■ **TASK TO COMPLETE**:
Gather all lines in the entries below that include the word "chart".

Data extracted from a collection
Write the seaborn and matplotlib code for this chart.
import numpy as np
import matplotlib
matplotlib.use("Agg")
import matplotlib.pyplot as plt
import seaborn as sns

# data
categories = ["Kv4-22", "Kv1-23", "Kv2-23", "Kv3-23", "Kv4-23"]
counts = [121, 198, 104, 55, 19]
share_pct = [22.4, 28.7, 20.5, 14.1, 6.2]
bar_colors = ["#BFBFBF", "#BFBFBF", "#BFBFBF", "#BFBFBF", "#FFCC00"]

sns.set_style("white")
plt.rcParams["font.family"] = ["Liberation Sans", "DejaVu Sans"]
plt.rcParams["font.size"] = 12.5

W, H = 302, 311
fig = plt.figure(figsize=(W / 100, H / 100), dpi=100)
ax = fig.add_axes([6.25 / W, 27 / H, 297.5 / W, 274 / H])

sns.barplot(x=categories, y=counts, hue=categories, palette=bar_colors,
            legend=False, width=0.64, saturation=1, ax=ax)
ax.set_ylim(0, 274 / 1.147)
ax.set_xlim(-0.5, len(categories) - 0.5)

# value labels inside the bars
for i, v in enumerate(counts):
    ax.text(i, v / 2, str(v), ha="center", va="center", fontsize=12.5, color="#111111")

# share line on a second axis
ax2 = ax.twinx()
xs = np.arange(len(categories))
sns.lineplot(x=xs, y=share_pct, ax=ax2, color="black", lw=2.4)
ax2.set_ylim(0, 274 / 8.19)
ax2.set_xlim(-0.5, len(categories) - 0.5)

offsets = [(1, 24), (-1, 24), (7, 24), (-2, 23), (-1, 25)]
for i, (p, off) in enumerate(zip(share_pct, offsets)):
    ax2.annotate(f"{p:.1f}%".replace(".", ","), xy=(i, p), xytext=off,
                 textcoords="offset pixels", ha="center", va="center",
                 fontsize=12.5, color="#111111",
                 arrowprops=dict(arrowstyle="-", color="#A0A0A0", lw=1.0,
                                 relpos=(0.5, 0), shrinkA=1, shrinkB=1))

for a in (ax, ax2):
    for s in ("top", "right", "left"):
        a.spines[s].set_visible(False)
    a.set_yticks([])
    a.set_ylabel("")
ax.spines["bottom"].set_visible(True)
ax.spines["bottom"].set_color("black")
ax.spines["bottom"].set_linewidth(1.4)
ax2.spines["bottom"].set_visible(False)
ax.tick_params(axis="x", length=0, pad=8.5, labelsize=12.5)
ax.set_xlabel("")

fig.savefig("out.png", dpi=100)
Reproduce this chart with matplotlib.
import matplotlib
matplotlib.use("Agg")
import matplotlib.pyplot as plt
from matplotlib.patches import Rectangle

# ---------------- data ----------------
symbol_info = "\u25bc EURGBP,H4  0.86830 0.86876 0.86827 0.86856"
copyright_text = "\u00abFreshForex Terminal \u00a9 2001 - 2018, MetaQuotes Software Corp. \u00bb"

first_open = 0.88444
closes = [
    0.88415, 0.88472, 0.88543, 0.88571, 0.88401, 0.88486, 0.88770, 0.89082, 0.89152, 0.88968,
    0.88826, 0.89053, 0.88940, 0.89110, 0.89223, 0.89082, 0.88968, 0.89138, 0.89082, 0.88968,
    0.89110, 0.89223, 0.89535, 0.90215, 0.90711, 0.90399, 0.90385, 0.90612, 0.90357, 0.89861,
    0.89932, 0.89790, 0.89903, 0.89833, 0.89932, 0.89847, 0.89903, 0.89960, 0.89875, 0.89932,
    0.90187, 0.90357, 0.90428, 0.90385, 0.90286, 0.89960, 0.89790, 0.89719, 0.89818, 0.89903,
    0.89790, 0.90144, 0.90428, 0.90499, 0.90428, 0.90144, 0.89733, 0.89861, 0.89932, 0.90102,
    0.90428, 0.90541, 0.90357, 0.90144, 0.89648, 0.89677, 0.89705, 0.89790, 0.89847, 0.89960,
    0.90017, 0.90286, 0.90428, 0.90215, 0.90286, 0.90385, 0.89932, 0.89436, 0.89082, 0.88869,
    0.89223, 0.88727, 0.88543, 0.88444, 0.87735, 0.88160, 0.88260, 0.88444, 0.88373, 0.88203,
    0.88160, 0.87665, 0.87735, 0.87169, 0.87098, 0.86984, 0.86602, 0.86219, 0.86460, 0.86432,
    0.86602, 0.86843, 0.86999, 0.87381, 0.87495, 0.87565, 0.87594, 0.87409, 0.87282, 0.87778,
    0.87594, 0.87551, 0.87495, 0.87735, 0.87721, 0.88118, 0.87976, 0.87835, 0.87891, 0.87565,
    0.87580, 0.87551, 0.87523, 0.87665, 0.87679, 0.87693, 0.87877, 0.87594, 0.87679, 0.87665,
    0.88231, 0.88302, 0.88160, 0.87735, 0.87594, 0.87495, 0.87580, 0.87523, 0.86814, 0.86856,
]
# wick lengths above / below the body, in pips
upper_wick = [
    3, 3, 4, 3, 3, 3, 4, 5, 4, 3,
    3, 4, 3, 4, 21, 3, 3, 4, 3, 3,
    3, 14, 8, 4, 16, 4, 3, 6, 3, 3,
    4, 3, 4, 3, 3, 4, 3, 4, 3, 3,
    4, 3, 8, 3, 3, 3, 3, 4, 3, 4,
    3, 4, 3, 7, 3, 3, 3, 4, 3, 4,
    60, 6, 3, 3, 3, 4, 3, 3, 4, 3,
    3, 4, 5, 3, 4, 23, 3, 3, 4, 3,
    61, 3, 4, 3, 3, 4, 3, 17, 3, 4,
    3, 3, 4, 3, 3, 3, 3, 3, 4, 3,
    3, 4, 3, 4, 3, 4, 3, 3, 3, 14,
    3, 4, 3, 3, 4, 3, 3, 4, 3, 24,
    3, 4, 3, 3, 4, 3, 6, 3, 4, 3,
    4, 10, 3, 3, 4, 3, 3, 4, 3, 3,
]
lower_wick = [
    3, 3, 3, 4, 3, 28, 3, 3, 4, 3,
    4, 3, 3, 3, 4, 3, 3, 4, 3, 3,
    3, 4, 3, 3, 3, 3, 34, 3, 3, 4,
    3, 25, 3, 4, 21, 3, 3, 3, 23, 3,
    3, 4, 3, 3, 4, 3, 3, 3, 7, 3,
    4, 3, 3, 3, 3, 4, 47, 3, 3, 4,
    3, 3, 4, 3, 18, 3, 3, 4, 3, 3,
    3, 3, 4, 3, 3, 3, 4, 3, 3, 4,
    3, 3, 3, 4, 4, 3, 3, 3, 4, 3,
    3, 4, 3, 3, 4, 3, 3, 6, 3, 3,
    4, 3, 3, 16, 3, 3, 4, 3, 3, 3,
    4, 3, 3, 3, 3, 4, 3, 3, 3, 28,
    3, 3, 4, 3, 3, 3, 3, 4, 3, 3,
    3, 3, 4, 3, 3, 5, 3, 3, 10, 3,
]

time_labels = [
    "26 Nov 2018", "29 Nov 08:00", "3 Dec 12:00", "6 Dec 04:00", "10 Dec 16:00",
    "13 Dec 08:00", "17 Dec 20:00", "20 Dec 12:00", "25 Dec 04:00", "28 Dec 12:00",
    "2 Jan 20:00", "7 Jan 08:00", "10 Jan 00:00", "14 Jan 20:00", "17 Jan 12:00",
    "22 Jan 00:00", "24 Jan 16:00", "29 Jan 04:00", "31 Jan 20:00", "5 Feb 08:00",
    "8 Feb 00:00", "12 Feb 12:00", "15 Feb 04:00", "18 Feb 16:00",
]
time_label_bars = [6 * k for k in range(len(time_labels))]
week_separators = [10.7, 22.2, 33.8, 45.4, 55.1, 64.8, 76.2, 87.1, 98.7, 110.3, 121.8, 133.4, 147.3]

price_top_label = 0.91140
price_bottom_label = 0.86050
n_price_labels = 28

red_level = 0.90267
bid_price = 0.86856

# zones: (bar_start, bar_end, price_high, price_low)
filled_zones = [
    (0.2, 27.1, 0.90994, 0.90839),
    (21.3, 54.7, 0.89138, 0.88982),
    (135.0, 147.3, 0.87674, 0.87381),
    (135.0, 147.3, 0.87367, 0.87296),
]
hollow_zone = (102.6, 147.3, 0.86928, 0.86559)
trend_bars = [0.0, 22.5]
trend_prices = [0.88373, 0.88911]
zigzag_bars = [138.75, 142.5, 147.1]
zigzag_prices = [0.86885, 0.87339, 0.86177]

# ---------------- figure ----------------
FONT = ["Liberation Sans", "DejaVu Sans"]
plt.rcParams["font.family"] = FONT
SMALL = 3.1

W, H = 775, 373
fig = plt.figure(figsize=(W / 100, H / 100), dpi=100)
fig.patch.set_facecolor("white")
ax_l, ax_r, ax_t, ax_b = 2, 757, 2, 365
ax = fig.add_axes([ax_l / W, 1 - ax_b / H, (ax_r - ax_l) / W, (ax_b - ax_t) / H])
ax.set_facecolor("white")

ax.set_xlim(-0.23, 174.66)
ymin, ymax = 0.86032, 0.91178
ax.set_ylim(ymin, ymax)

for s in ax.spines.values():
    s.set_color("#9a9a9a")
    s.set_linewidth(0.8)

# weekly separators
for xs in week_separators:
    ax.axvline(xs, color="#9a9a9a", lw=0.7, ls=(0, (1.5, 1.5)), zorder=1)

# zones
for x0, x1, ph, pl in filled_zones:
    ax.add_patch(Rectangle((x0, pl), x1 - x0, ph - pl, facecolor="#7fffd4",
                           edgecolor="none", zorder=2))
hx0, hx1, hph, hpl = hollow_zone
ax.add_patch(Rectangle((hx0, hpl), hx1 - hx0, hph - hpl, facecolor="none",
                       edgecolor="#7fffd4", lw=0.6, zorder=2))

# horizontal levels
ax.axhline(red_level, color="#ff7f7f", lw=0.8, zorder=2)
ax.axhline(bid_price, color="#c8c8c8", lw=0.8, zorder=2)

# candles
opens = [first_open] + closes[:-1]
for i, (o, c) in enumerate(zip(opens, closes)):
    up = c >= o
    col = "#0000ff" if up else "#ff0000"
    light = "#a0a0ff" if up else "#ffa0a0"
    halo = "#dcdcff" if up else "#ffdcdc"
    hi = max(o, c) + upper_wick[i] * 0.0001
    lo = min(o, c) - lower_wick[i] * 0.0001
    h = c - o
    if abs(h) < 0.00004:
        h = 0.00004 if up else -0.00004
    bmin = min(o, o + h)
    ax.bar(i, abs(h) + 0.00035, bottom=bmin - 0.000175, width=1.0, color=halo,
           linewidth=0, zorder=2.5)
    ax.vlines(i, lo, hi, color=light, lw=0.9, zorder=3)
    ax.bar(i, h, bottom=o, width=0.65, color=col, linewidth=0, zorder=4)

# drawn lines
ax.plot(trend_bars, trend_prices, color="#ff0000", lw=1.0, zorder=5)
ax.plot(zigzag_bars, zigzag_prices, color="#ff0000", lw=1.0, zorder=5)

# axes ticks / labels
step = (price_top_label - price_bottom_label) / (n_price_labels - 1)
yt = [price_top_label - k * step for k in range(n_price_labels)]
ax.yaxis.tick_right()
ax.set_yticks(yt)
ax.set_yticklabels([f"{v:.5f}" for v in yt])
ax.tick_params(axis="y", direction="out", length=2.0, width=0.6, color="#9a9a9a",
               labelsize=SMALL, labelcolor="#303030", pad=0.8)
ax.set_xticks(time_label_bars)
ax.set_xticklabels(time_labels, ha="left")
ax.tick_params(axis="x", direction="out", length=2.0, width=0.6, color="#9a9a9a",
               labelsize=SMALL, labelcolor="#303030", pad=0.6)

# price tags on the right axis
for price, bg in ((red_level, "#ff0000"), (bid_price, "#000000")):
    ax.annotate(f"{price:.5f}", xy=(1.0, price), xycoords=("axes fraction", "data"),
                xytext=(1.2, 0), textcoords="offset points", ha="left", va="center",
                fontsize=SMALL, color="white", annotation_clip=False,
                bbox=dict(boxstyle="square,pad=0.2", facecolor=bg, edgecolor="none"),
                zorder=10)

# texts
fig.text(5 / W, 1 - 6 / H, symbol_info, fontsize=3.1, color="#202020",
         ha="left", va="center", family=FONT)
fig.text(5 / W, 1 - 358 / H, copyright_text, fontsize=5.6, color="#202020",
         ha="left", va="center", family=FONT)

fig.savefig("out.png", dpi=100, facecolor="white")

* * *

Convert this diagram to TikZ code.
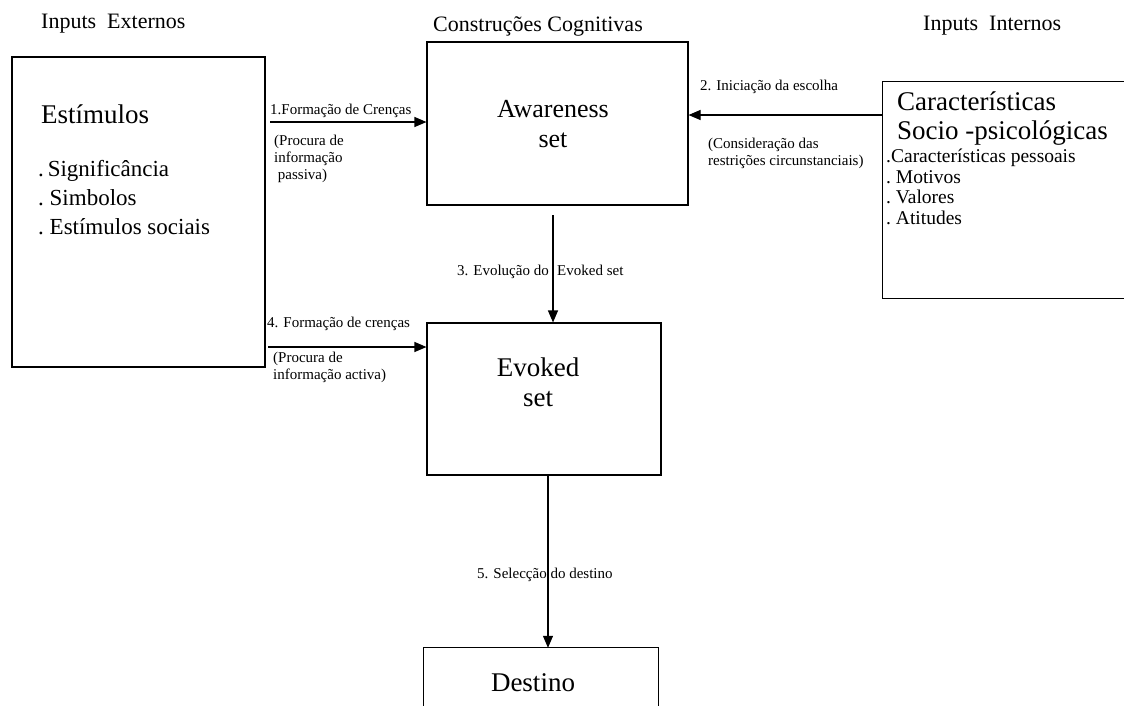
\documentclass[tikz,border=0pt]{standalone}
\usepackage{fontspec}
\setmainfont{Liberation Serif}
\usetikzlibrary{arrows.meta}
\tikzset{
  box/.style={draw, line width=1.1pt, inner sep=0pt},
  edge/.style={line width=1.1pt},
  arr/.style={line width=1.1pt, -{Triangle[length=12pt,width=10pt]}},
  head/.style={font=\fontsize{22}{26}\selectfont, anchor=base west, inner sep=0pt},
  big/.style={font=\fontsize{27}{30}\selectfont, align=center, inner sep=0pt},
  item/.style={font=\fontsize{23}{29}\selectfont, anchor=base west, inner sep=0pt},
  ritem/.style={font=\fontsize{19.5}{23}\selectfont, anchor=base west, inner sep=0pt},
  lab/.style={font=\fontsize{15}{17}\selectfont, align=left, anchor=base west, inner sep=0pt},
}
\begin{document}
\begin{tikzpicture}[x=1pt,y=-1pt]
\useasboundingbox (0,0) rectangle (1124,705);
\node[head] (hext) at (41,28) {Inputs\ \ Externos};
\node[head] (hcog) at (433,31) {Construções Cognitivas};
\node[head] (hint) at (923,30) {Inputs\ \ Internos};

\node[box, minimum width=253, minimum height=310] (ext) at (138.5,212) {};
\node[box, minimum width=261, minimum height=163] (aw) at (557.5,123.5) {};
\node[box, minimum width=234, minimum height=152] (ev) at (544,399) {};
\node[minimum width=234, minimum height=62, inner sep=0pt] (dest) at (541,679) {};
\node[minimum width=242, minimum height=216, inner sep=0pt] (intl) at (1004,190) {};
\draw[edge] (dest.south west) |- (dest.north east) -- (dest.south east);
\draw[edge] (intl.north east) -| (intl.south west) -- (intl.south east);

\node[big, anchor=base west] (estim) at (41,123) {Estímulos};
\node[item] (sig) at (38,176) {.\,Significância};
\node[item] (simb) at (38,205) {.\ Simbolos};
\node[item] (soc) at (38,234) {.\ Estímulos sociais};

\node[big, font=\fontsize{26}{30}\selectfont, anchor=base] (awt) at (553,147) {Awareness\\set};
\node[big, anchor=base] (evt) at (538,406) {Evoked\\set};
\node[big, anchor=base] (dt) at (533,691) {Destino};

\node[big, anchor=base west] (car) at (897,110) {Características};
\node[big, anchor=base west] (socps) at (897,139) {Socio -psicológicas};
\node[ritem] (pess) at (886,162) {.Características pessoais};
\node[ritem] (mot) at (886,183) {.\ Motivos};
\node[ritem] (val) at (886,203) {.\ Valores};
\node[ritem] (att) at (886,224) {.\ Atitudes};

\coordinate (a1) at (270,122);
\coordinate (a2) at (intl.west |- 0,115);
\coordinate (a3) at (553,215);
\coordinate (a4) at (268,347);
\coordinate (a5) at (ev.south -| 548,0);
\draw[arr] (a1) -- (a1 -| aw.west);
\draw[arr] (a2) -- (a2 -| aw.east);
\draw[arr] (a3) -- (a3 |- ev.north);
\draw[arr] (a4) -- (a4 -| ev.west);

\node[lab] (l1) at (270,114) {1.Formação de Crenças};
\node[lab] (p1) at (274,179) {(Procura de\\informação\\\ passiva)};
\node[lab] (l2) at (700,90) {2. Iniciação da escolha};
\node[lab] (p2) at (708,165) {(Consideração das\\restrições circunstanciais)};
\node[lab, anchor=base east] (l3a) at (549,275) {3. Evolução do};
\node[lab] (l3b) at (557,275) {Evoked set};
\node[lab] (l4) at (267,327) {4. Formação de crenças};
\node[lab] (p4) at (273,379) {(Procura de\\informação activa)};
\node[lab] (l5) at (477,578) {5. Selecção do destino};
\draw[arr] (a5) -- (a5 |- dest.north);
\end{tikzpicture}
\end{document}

■ **RESULT**:
Write the seaborn and matplotlib code for this chart.
Reproduce this chart with matplotlib.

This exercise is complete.